As Matt notes, this begs the question of why we have so much NIMBYism in practice. He suggest it's partly because many people just don't understand how these things work, and partly because property owners attach a large use value to their property which can outweigh the exchange value, i.e. they want to live in the neighbourhood they chose rather than redevelop their land at higher density.

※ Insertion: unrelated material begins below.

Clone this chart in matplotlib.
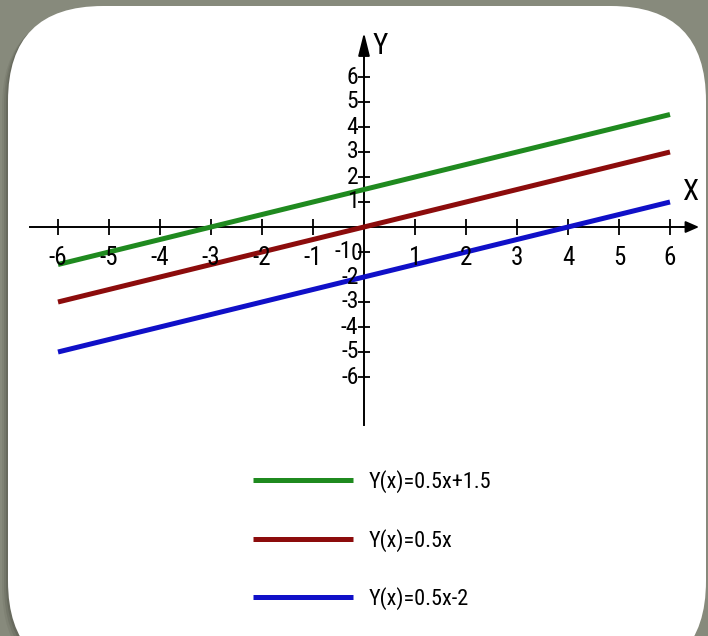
import numpy as np
import matplotlib.pyplot as plt
from matplotlib import font_manager
from matplotlib.patches import FancyBboxPatch

# pick a narrow face if one is installed
installed = {f.name for f in font_manager.fontManager.ttflist}
narrow = [n for n in ['Liberation Sans Narrow', 'Roboto Condensed', 'Open Sans Condensed',
                      'Noto Sans Condensed', 'DejaVu Sans Condensed', 'Arial Narrow']
          if n in installed]
plt.rcParams['font.family'] = narrow + ['Roboto', 'DejaVu Sans']
plt.rcParams['font.stretch'] = 'condensed'

# data
x = np.array([-6, 6])
slope = 0.5
intercepts = [1.5, 0.0, -2.0]
labels = ['Y(x)=0.5x+1.5', 'Y(x)=0.5x', 'Y(x)=0.5x-2']
colors = ['#1f8a1f', '#8c0c0c', '#1010c8']
xticks = [-6, -5, -4, -3, -2, -1, 1, 2, 3, 4, 5, 6]
yticks = [-6, -5, -4, -3, -2, -1, 1, 2, 3, 4, 5, 6]

W, H = 708, 636
fig = plt.figure(figsize=(W / 100, H / 100), dpi=100)
fig.patch.set_facecolor('#878a7c')

# card with a soft shadow (pixel coords, origin bottom-left)
for d, a in [(6, 0.08), (4, 0.12), (2, 0.16)]:
    fig.patches.append(FancyBboxPatch((8 - d, -40 - d), 698, 670,
                                      boxstyle='round,pad=0,rounding_size=95',
                                      transform=None, facecolor='#2a2c22',
                                      edgecolor='none', alpha=a, zorder=0))
fig.patches.append(FancyBboxPatch((8, -40), 698, 670,
                                  boxstyle='round,pad=0,rounding_size=95',
                                  transform=None, facecolor='white',
                                  edgecolor='none', zorder=0.5))

# axes: origin at pixel (364, 227), 51 px per x unit, 25 px per y unit
x0, y0, sx, sy = 364, 227, 51, 25
ax = fig.add_axes([0, 0, 1, 1])
ax.set_zorder(2)
ax.set_xlim(-x0 / sx, (W - x0) / sx)
ax.set_ylim(-(H - y0) / sy, y0 / sy)
ax.set_facecolor('none')
ax.axis('off')

for b, lab, c in zip(intercepts, labels, colors):
    ax.plot(x, slope * x + b, color=c, linewidth=3.6, solid_capstyle='butt',
            label=lab, zorder=3)

# coordinate axes with arrows
ax.plot([-6.55, 6.3], [0, 0], color='black', linewidth=1.4, zorder=2)
ax.annotate('', xy=(6.57, 0), xytext=(6.2, 0),
            arrowprops=dict(arrowstyle='-|>,head_length=0.8,head_width=0.35',
                            color='black', lw=1.4, shrinkA=0, shrinkB=0))
ax.plot([0, 0], [-7.92, 6.9], color='black', linewidth=1.4, zorder=2)
ax.annotate('', xy=(0, 7.78), xytext=(0, 6.8),
            arrowprops=dict(arrowstyle='-|>,head_length=1.4,head_width=0.35',
                            color='black', lw=1.4, shrinkA=0, shrinkB=0))

ax.plot(xticks, np.zeros(len(xticks)), linestyle='none', marker='|',
        markersize=11, markeredgewidth=1.3, color='black', zorder=2)
ax.plot(np.zeros(len(yticks)), yticks, linestyle='none', marker='_',
        markersize=8.5, markeredgewidth=1.3, color='black', zorder=2)

for t in xticks:
    ax.annotate(str(t), (t, 0), xytext=(0, -22), textcoords='offset points',
                ha='center', va='center', fontsize=18)
for t in yticks:
    dx = -9 if t == -1 else -4
    ax.annotate(str(t), (0, t), xytext=(dx, 0), textcoords='offset points',
                ha='right', va='center', fontsize=17)
ax.annotate('0', (0, 0), xytext=(-1, -19), textcoords='offset points',
            ha='right', va='center', fontsize=17)

ax.annotate('X', (6.4, 1.4), ha='center', va='center', fontsize=21)
ax.annotate('Y', (0.32, 7.25), ha='center', va='center', fontsize=21)

ax.legend(loc='upper left', bbox_to_anchor=(253 / W, 1 - 470 / H),
          frameon=False, fontsize=16, handlelength=4.5, handletextpad=0.7,
          labelspacing=1.6, borderpad=0, borderaxespad=0)

fig.savefig('out.png', dpi=100, facecolor=fig.get_facecolor())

These are good points, but I think there's more to it. For one thing, density restrictions may serve several purposes, and in countries with highly decentralised political systems like the US where many services are funded by local property taxes one purpose is to minimise the level of fiscal 'free riding'. A rule stipulating maximum housing density effectively creates a floor price for housing and a minimum property tax contribution, ensuring that nobody can take advantage of local services without paying roughly the same entry price as everyone else. 'Fiscal zoning' of this kind is basically about keeping the poor out of your neighbourhood, but when key services like schools are locally funded there's a solid financial logic behind it which makes it very popular.
But even leaving these aspects of density restrictions aside, I don't think the home owner's decision is quite as straightforward as Matt suggests. He's right that land is a speculative asset, but as he says it's an unusual one in that home owners don't just own land but live on it too. And, very importantly, each property's value (in use or exchange) depends to a great extent on what does or doesn't happen on neighbouring properties.
The most important fact about urban development is that it creates various spill-over effects, and if you're a homeowner who doesn't plan on moving any time soon you're probably going to want to minimise the possibility of your neighbours redeveloping their property in a way that reduces the value of yours or makes it less enjoyable to live on through effects such as loss of light, traffic congestion and so on*. Rules against densification minimise the risk of this happening, and by buying into a neighbourhood with these rules home owners voluntarily accept a constraint on their own speculative activity in exchange for the knowledge that their neighbours are constrained too. Sure, when they're about to sell up they might be sorry that they can't just build a tower block on their plot of land, but the rest of the time they're probably grateful that nobody can.
To put it another way, Matt is correct that a property owner can increase that property's value by building as much housing on it as the market can bear, even if this extra density damages the value of neighbouring property. But the problem is that your neighbours can do exactly the same thing to you. And if everyone goes hell for leather in redeveloping their own land then you can end up with lower average land values and a less pleasant area than you would if everyone voluntarily agreed to constrain their redeveloping impulses**.
However, the average value of each housing unit would also be considerably lower, so from the point of view of a social planner interested in making housing more affordable this may still be a good deal, especially if you don't think the environmental or amenity costs of density outweigh the benefits. And in many cases there will be an intermediate range where increasing average densities does increase land values. But given the risks involved, the logic of the argument above is that if local planning / zoning rules are basically set by home owners acting in their own self interest then we shouldn't be surprised to see widespread NIMBYism.
* Matt mentions such 'non-pecuniary' factors but doesn't seem to accord them much importance.
** There's a proof of the potential negative impact on land values in DiPasquale and Wheaton's urban economics textbook, which is unfortunately out of print.